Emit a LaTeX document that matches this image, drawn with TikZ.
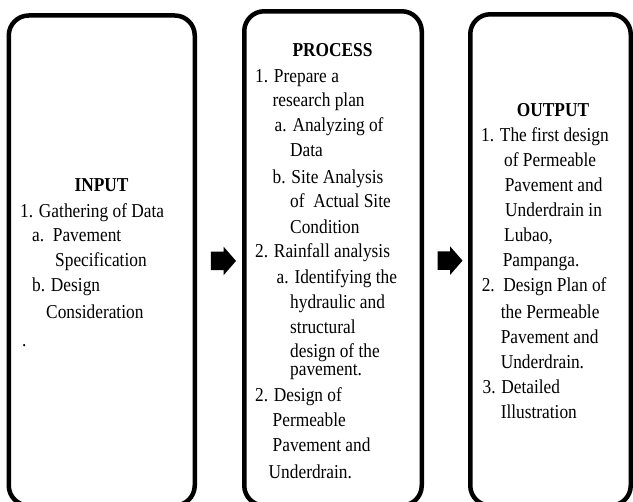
\documentclass[tikz,border=0pt]{standalone}
\usepackage{fontspec}
\setmainfont{Liberation Serif}[FakeStretch=0.88]
\usetikzlibrary{shapes.arrows}

\tikzset{
  panel/.style = {draw, line width = 4.5pt, rounded corners = 20pt, inner sep = 0pt},
  bigarrow/.style = {single arrow, fill = black, inner xsep = 0pt, inner ysep = 9pt,
    minimum height = 25pt, single arrow head extend = 5pt, single arrow tip angle = 98},
  txt/.style = {anchor = west, inner sep = 0pt, text height = 13pt, text depth = 0pt,
    font = \fontsize{19.7}{25}\selectfont},
  head/.style = {txt, anchor = center, font = \fontsize{19.7}{25}\selectfont\bfseries}
}

\begin{document}
\begin{tikzpicture}[x = 1pt, y = 1pt, yscale = -1]
\useasboundingbox (0,0) rectangle (633,502);
% the three boxes
\node[panel, minimum width = 186pt, minimum height = 490pt] (inbox) at (101.75,260.5) {};
\node[panel, minimum width = 177.5pt, minimum height = 494.25pt] (procbox) at (333,258.4) {};
\node[panel, minimum width = 160.5pt, minimum height = 491.25pt] (outbox) at (550.5,259.9) {};
% arrows between them
\path (inbox.east) -- (procbox.west) node[bigarrow, midway, yshift = -1.5pt] (arr1) {};
\path (procbox.east) -- (outbox.west) node[bigarrow, midway, yshift = -1.5pt] (arr2) {};
% INPUT
\node[head] (intitle) at (101.5,185) {INPUT};
\foreach \x/\y/\t [count = \i] in {20/211/{1. Gathering of Data}, 32/235/{a.\ \ Pavement},
  55/260/Specification, 32/285/{b. Design}, 46/312/Consideration, 22/340/{.}}
{
  \node[txt] (in\i) at (\x,\y) {\t};
}
% PROCESS
\node[head] (proctitle) at (332.5,50) {PROCESS};
\foreach \x/\y/\t [count = \i] in {255/76/{1. Prepare a}, 272.5/100/{research plan},
  274.5/125/{a. Analyzing of}, 290/150/Data, 272.5/177/{b. Site Analysis},
  290/201/{of\ \ Actual Site}, 290/227/Condition, 255/251/{2. Rainfall analysis},
  276.5/277/{a. Identifying the}, 290/302/{hydraulic and}, 290/327/structural,
  290/351/{design of the}, 290/369/{pavement.}, 255/395/{2. Design of},
  272.5/420/Permeable, 272.5/445/{Pavement and}, 268.5/472/{Underdrain.}}
{
  \node[txt] (proc\i) at (\x,\y) {\t};
}
% OUTPUT
\node[head] (outtitle) at (553,110) {OUTPUT};
\foreach \x/\y/\t [count = \i] in {481/135/{1. The first design}, 504/160/{of Permeable},
  504.6/185/{Pavement and}, 505/210/{Underdrain in}, 504/235/{Lubao,},
  502.6/260/{Pampanga.}, 481.6/285/{2.\ \ Design Plan of}, 500.6/312/{the Permeable},
  500.6/337/{Pavement and}, 500.6/362/{Underdrain.}, 482.4/387/{3. Detailed},
  500.6/412/{Illustration}}
{
  \node[txt] (out\i) at (\x,\y) {\t};
}
\end{tikzpicture}
\end{document}
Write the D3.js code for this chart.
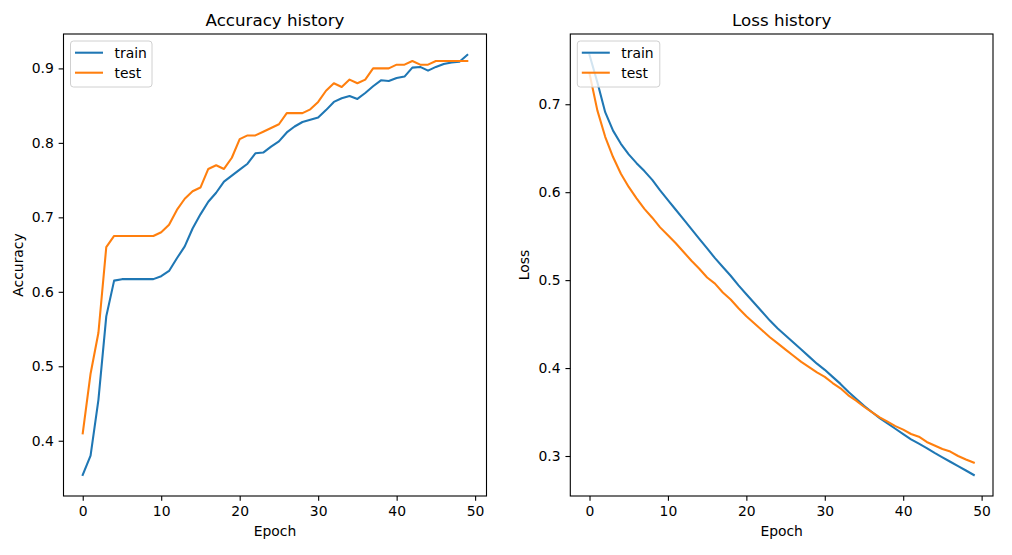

================================

-- What you will do --
Working from the lines above, reproduce the material exactly and exclude its pictures.

-- Written reply --
Emit a LaTeX document that matches this image, drawn with TikZ.
\documentclass[tikz,border=0pt]{standalone}
\usepackage{fontspec}
\setmainfont{Liberation Serif}[FakeStretch=0.88]
\usetikzlibrary{shapes.arrows}

\tikzset{
  panel/.style = {draw, line width = 4.5pt, rounded corners = 20pt, inner sep = 0pt},
  bigarrow/.style = {single arrow, fill = black, inner xsep = 0pt, inner ysep = 9pt,
    minimum height = 25pt, single arrow head extend = 5pt, single arrow tip angle = 98},
  txt/.style = {anchor = west, inner sep = 0pt, text height = 13pt, text depth = 0pt,
    font = \fontsize{19.7}{25}\selectfont},
  head/.style = {txt, anchor = center, font = \fontsize{19.7}{25}\selectfont\bfseries}
}

\begin{document}
\begin{tikzpicture}[x = 1pt, y = 1pt, yscale = -1]
\useasboundingbox (0,0) rectangle (633,502);
% the three boxes
\node[panel, minimum width = 186pt, minimum height = 490pt] (inbox) at (101.75,260.5) {};
\node[panel, minimum width = 177.5pt, minimum height = 494.25pt] (procbox) at (333,258.4) {};
\node[panel, minimum width = 160.5pt, minimum height = 491.25pt] (outbox) at (550.5,259.9) {};
% arrows between them
\path (inbox.east) -- (procbox.west) node[bigarrow, midway, yshift = -1.5pt] (arr1) {};
\path (procbox.east) -- (outbox.west) node[bigarrow, midway, yshift = -1.5pt] (arr2) {};
% INPUT
\node[head] (intitle) at (101.5,185) {INPUT};
\foreach \x/\y/\t [count = \i] in {20/211/{1. Gathering of Data}, 32/235/{a.\ \ Pavement},
  55/260/Specification, 32/285/{b. Design}, 46/312/Consideration, 22/340/{.}}
{
  \node[txt] (in\i) at (\x,\y) {\t};
}
% PROCESS
\node[head] (proctitle) at (332.5,50) {PROCESS};
\foreach \x/\y/\t [count = \i] in {255/76/{1. Prepare a}, 272.5/100/{research plan},
  274.5/125/{a. Analyzing of}, 290/150/Data, 272.5/177/{b. Site Analysis},
  290/201/{of\ \ Actual Site}, 290/227/Condition, 255/251/{2. Rainfall analysis},
  276.5/277/{a. Identifying the}, 290/302/{hydraulic and}, 290/327/structural,
  290/351/{design of the}, 290/369/{pavement.}, 255/395/{2. Design of},
  272.5/420/Permeable, 272.5/445/{Pavement and}, 268.5/472/{Underdrain.}}
{
  \node[txt] (proc\i) at (\x,\y) {\t};
}
% OUTPUT
\node[head] (outtitle) at (553,110) {OUTPUT};
\foreach \x/\y/\t [count = \i] in {481/135/{1. The first design}, 504/160/{of Permeable},
  504.6/185/{Pavement and}, 505/210/{Underdrain in}, 504/235/{Lubao,},
  502.6/260/{Pampanga.}, 481.6/285/{2.\ \ Design Plan of}, 500.6/312/{the Permeable},
  500.6/337/{Pavement and}, 500.6/362/{Underdrain.}, 482.4/387/{3. Detailed},
  500.6/412/{Illustration}}
{
  \node[txt] (out\i) at (\x,\y) {\t};
}
\end{tikzpicture}
\end{document}
Write the D3.js code for this chart.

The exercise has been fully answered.